- Records shown
============

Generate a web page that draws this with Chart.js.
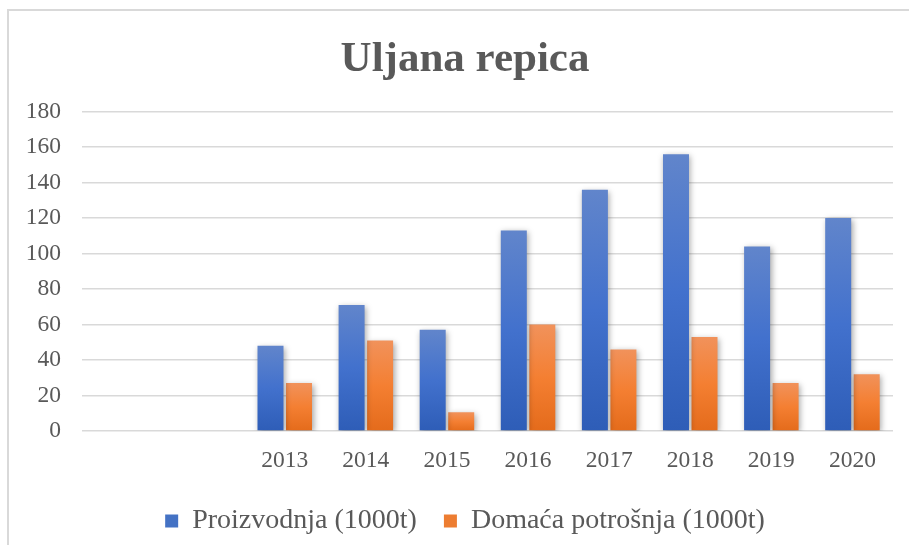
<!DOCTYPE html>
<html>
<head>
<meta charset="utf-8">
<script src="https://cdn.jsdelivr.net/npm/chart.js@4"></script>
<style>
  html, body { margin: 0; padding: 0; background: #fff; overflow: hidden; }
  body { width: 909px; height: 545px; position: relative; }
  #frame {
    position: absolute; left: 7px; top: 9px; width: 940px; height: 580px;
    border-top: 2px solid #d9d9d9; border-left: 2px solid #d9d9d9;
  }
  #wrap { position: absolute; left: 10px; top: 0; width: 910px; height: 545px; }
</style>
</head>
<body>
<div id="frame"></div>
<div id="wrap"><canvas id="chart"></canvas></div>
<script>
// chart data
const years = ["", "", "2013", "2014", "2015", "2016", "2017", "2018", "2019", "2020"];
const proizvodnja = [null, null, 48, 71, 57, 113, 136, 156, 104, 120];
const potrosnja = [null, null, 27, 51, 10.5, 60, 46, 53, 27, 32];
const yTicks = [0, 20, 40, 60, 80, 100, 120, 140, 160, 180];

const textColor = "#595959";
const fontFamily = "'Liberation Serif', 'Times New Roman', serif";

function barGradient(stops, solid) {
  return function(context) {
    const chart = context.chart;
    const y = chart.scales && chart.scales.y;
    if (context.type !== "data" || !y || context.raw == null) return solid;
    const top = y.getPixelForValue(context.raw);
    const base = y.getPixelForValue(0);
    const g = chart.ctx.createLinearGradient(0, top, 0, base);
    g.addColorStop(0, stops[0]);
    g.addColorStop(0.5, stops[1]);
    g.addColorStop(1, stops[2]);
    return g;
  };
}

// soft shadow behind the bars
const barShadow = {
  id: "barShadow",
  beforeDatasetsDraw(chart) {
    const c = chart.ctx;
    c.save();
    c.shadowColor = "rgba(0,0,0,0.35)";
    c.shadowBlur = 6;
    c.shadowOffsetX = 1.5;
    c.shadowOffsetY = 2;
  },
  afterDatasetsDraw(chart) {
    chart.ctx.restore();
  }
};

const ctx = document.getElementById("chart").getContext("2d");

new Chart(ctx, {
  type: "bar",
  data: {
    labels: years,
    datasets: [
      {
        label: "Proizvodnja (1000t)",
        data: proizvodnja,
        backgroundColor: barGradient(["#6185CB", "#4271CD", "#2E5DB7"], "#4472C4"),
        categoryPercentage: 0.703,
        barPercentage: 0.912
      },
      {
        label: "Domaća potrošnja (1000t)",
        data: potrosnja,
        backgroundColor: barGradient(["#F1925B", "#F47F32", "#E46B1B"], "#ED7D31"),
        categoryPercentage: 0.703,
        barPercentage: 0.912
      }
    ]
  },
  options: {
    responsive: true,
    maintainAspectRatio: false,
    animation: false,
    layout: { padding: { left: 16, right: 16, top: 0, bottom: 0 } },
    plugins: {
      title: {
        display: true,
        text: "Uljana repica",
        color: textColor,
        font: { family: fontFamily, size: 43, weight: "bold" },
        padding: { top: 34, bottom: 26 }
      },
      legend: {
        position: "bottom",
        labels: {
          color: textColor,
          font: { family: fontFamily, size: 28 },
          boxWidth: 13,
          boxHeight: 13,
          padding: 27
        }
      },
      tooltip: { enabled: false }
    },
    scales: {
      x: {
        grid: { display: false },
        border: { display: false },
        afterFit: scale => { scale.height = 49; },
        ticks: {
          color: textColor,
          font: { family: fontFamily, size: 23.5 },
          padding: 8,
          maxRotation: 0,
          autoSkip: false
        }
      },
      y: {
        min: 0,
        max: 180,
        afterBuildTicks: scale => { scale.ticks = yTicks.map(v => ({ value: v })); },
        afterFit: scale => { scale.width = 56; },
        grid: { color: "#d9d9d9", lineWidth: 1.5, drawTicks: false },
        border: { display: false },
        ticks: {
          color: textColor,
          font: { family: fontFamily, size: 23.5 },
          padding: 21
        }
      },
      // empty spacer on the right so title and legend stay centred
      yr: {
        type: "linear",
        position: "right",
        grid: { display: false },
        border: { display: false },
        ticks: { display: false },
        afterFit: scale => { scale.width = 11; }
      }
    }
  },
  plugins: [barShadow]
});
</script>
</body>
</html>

============

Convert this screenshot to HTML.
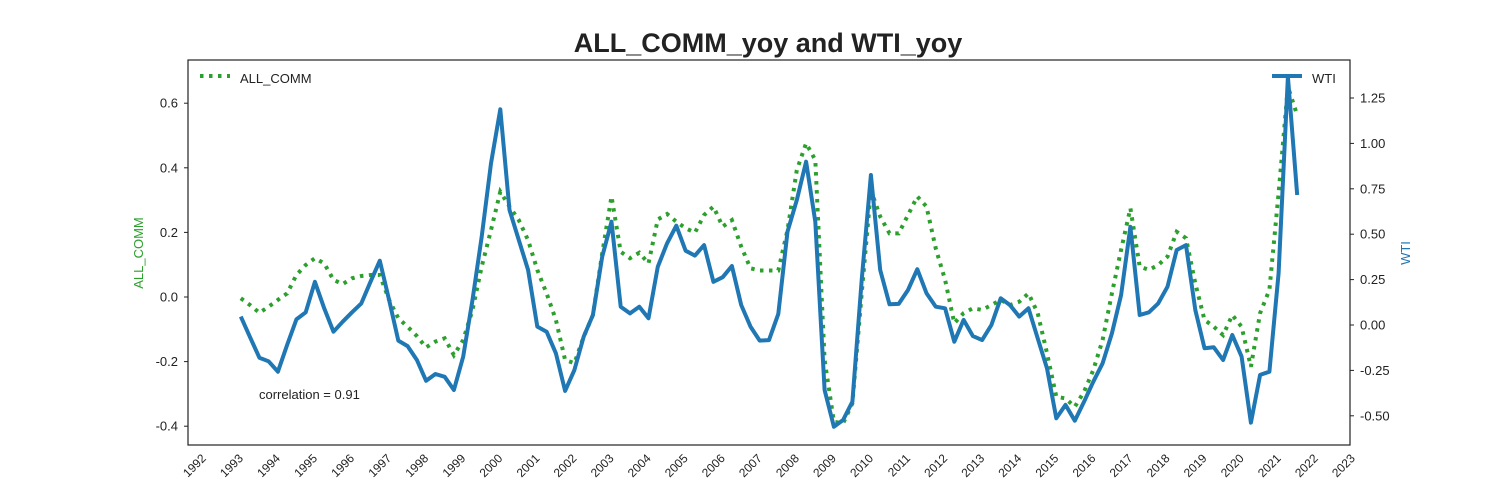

============

- Your task
Within the listing above, extract exactly the lines that run from the one containing "Generate a web" through the one containing "Serif', 'Times New", excluding any pictures.

- Response to the exercise
Generate a web page that draws this with Chart.js.
<!DOCTYPE html>
<html>
<head>
<meta charset="utf-8">
<script src="https://cdn.jsdelivr.net/npm/chart.js@4"></script>
<style>
  html, body { margin: 0; padding: 0; background: #fff; overflow: hidden; }
  body { width: 909px; height: 545px; position: relative; }
  #frame {
    position: absolute; left: 7px; top: 9px; width: 940px; height: 580px;
    border-top: 2px solid #d9d9d9; border-left: 2px solid #d9d9d9;
  }
  #wrap { position: absolute; left: 10px; top: 0; width: 910px; height: 545px; }
</style>
</head>
<body>
<div id="frame"></div>
<div id="wrap"><canvas id="chart"></canvas></div>
<script>
// chart data
const years = ["", "", "2013", "2014", "2015", "2016", "2017", "2018", "2019", "2020"];
const proizvodnja = [null, null, 48, 71, 57, 113, 136, 156, 104, 120];
const potrosnja = [null, null, 27, 51, 10.5, 60, 46, 53, 27, 32];
const yTicks = [0, 20, 40, 60, 80, 100, 120, 140, 160, 180];

const textColor = "#595959";
const fontFamily = "'Liberation Serif', 'Times New Roman', serif";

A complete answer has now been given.